Archive for November 26th, 2012
Date: Monday, Nov. 26
Presenter: Suyeon Yun (MIT)
Title: The Role of Acoustic Cues in Consonant Cluster Adaptation
In this talk I will argue that cross-linguistic asymmetries in nonnative cluster repairs - namely vowel epenthesis and consonant deletion - result from perceptual similarity between the clusters and their repaired forms. Expanding my survey in Yun (2012), I suggest some new typological generalizations. First, when the edge consonant is a stop, a vowel is most likely to be epenthesized after the stop. If not, the edge stop deletes, while the non-edge stop does not (e.g., gdansk (Polish) → [gədænsk] (English; Yun 2012), ‘compact’ → [khəmpɛkthɨ] (Korean; Yun 2012), ‘blanket’ → [lɛnketti] (Finnish; Karttunen 1977), ‘compact’ → [kompak] (Indonesian; Yun 2012)). Second, when the edge consonant is a sonorant, a vowel is epenthesized before the sonorant. (e.g., lbovskij (Russian) → [ylbovskij] (Kirghiz; Gouskova 2003), rubl’ (Russian) → [rubɯl] (Kirghiz; Yun 2012)). While vowel-adjacent sonorants frequently delete, word-edge sonorants do not delete; even in a language where deletion can be a repair strategy, word-edge sonorants undergo epenthesis rather than deletion (e.g., ‘Swaziland’ → [suasilaan] vs. ‘Seattle’ → [siiaatul] (Inuktitut; Pollard 2008)). In addition, I will report several interesting asymmetries concerning positions, source languages, places of articulation, and voicing in stop adaptations, which cannot be explained by standard phonological constraints. Based on the typology, I will argue that acoustic cues, such as stop release bursts and sonorant-internal cues, play a crucial role in consonant cluster adaptation and formulate them as phonetically-based faithfulness constraints. And it will be shown that interactions between fixed rankings of the phonetically-based constraints (based on the P-map hypothesis (Steriade 2001/2008)) and markedness constraints successfully account for the comprehensive cross-linguistic patterns of the nonnative cluster repairs.

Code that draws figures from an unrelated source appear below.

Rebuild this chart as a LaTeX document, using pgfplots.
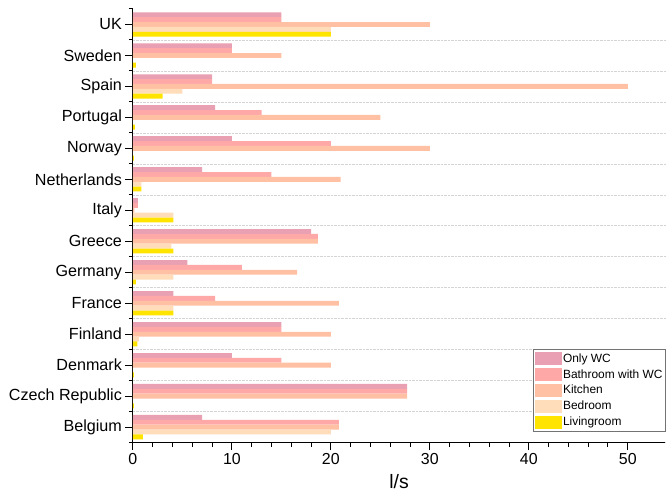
\documentclass[border=0pt]{standalone}
\usepackage{pgfplots}
\pgfplotsset{compat=1.18}
\usepackage{fontspec}
\setmainfont{Liberation Sans}
\definecolor{cWC}{RGB}{232,160,178}
\definecolor{cBath}{RGB}{255,168,168}
\definecolor{cKit}{RGB}{255,192,164}
\definecolor{cBed}{RGB}{255,220,186}
\definecolor{cLiv}{RGB}{255,228,0}
\begin{document}
\begin{tikzpicture}
\begin{axis}[
  name=ax,
  scale only axis,
  width=533bp, height=434bp,
  xbar, bar width=0.157,
  xmin=0, xmax=53.8,
  ymin=-0.5, ymax=13.5,
  axis x line*=bottom, axis y line*=left,
  axis line style={line width=1.2bp, black},
  tick style={black, line width=1bp},
  tick align=outside,
  major tick length=7.5bp, minor tick length=4bp,
  xtick={0,10,20,30,40,50},
  minor x tick num=4,
  ytick={0,...,13},
  yticklabels={Belgium\hspace{4.5bp},Czech Republic,Denmark,Finland,France,Germany,Greece,Italy,Netherlands,Norway,Portugal,Spain,Sweden,UK},
  minor ytick={-0.5,0.5,...,12.5},
  yminorgrids=true,
  minor grid style={densely dotted, black!17, line width=0.6bp},
  extra y ticks={13.5},
  extra y tick labels={},
  extra y tick style={grid=none, major tick length=4bp},
  /pgf/number format/assume math mode=true,
  xticklabel style={font=\fontsize{16}{19}\selectfont},
  yticklabel style={font=\fontsize{16.2}{19}\selectfont},
  xlabel={l/s},
  xlabel style={font=\fontsize{19.5}{22}\selectfont, yshift=-3bp},
  legend cell align=left,
  legend style={at={(1,0.025)}, anchor=south east,
    font=\fontsize{12}{14}\selectfont,
    draw=black!55, line width=0.6bp, inner sep=1.5bp, row sep=1bp,
    nodes={inner sep=1bp, text height=10bp, text depth=3bp},
    /tikz/every even column/.append style={column sep=3bp}},
  legend image code/.code={\fill[#1] (-2bp,-6.5bp) rectangle (25bp,6.5bp);},
]
\addplot[fill=cWC, draw=none, bar shift=0.314] coordinates {
(7,0) (27.7,1) (10,2) (15,3) (4.1,4) (5.5,5) (18,6) (0.5,7) (7,8) (10,9) (8.3,10) (8,11) (10,12) (15,13)};
\addplot[fill=cBath, draw=none, bar shift=0.157] coordinates {
(20.8,0) (27.7,1) (15,2) (15,3) (8.3,4) (11,5) (18.7,6) (0.5,7) (14,8) (20,9) (13,10) (8,11) (10,12) (15,13)};
\addplot[fill=cKit, draw=none, bar shift=0] coordinates {
(20.8,0) (27.7,1) (20,2) (20,3) (20.8,4) (16.6,5) (18.7,6) (0.15,7) (21,8) (30,9) (25,10) (50,11) (15,12) (30,13)};
\addplot[fill=cBed, draw=none, bar shift=-0.157] coordinates {
(20,0) (0,1) (0,2) (0.6,3) (4.1,4) (4.1,5) (3.9,6) (4.1,7) (0.85,8) (0,9) (0,10) (5,11) (0,12) (20,13)};
\addplot[fill=cLiv, draw=none, bar shift=-0.314] coordinates {
(1,0) (0.1,1) (0.1,2) (0.45,3) (4.1,4) (0.3,5) (4.1,6) (4.1,7) (0.85,8) (0.1,9) (0.2,10) (3,11) (0.3,12) (20,13)};
\legend{Only WC, Bathroom with WC, Kitchen, Bedroom, Livingroom}
\end{axis}
\path ([xshift=-133bp,yshift=-61bp]ax.south west) rectangle ([yshift=9bp]ax.north east);
\end{tikzpicture}
\end{document}
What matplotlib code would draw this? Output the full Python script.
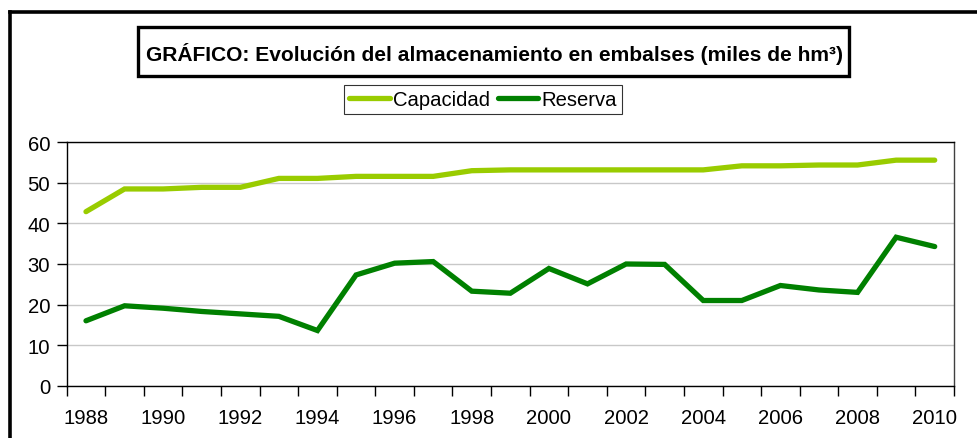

Speaker: Michael (mitcho) Erlewine
Title: Right-location as deletion (Ott & De Vries)
Date/Time: 27 Nov, 1pm
Mitcho will present Dennis Ott & Mark De Vries’ NELS talk, “Right-dislocation as deletion”. The paper is available here.
Uriel Cohen-Priva (Brown U) will be speaking this week at Harvard, in the Language Universals and Linguistic Diversity Colloquium series.
Speaker: Uriel Cohen Priva (Brown University)
Title: Providing universal explanations for language-specific change
Date: Thurs, November 29th 3:30-5pm
Location: Boylston 105
American English often deletes /t/ word-finally, and taps /t/ in intervocalic contexts. Other varieties of English debuccalize and spirantize /t/ in similar contexts. This pattern is not unique to English. Romance languages tend to debuccalize and delete /s/, and varieties of Arabic front, voice and debuccalize /q/. What makes varieties of English repeatedly reduce the articulatory effort of pronouncing /t/ but not /s/? Is there a systematic way to predict which language would prefer to reduce which sound?
I present a new model, MULE, that traces the reasons that lead some languages to preserve sounds that other languages reduce. I show that these phenomena emerge from the balance between two functional forces: information utility and effort avoidance. Information utility is the amount of information that speakers expect a sound would provide — how useful the sound is from an information-theoretic perspective. Therefore, high information utility leads to the preservation of articulatory effort. Effort avoidance is the attempt to reduce articulatory effort, as follows from Zipf’s principle of least effort. In MULE, a sound that provides an insufficient amount of information utility with respect to the articulatory effort it requires is a likely target for an effort-reducing change.
I show theoretically and experimentally how MULE can explain language-specific tendencies to reduce different sounds. Additionally, I demonstrate how the same principles predict language-specific distributional facts, such as a cross-linguistic preference to use highly informative sounds in stressed syllables.
Speaker: Salvador Mascarenhas (NYU)
Title: Reasoning fallacies and treating premises as questions
Date/Time: Friday November 30, 2:10pm-3:20pm
The capacity to reason is central to all advanced human endeavors. It is fallible, yet pushed to its limits it makes science and philosophy possible. We propose a theory of human reasoning that provides a novel view of fallacies in na ̈ıve reasoning as well as our ability to reason competently. Default reasoning treats premises as questions and maximally strong answers to them, even though premises do not superficially look like questions or answers. As reasoners try to understand each new premise as an answer to the question at hand, they overestimate the relevance and appropriateness of these “answers,” producing fallacious conclusions. Yet, systematically asking a certain type of question as we interpret each new premise allows us to reason in a classically valid way, a result we prove formally.